Almost every action you take in a web relies on sorted data. Mostly programming languages provide their own standard implementation. In Python, we use `sorted()`. Example: 

In [2]:
class Influencer:
    def __init__(self, num_selfies, num_bio_links):
        self.num_selfies = num_selfies
        self.num_bio_links = num_bio_links

def vanity(influencer):
    vanity_score = (influencer.num_bio_links * 5) + influencer.num_selfies
    return vanity_score


def vanity_sort(influencers):
    return sorted(influencers, key=lambda influencer: vanity(influencer))

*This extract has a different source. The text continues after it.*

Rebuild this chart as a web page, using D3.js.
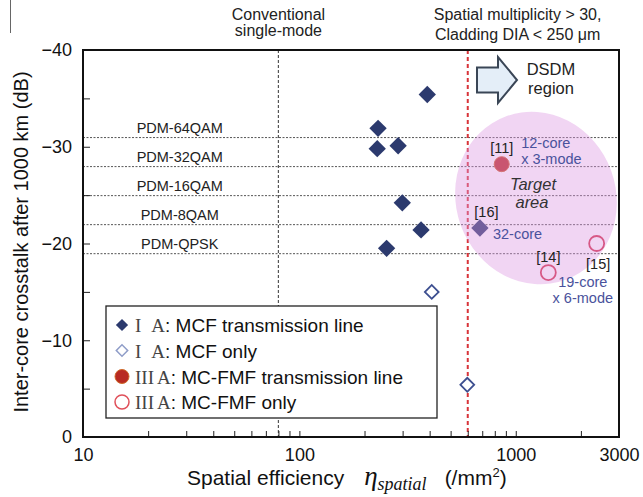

theprimeagen = Influencer(100, 1)
pokimane = Influencer(800, 2)
spambot = Influencer(0, 200)
lane = Influencer(10, 2)
badcop = Influencer(1, 2)

print(vanity(lane))
print(vanity_sort([pokimane, theprimeagen, spambot, badcop, lane]))

20
[<__main__.Influencer object at 0x72ef6bddc470>, <__main__.Influencer object at 0x72ef4b78b0b0>, <__main__.Influencer object at 0x72ef4b78af90>, <__main__.Influencer object at 0x72ef4b78b800>, <__main__.Influencer object at 0x72ef4b78af30>]


# Bubble sort `O(n^2)`

Basic sorting algorithm, named for the way elements "bubble up" to the top of the list. It repeats steps through a slice and compares adjacent elements, swapping them if they are out of order. It continues until the whole list is completely sorted. 

### **Bubble sort**

In [10]:
import time
def bubble_sort(nums):
    swapping = True
    end = len(nums)
    while swapping:
        swapping = False
        for i in range(1, end):
            if nums[i - 1] > nums[i]:
                temp = nums[i -1]
                nums[i - 1] = nums[i]
                nums[i] = temp
                swapping = True
        end -= 1
    return nums
lst = [9, 8, 7, 6, 5, 4, 3, 2, 1, 0]
start = time.time()
print(bubble_sort(lst))
end = time.time()
print(f"The function took {end - start} seconds")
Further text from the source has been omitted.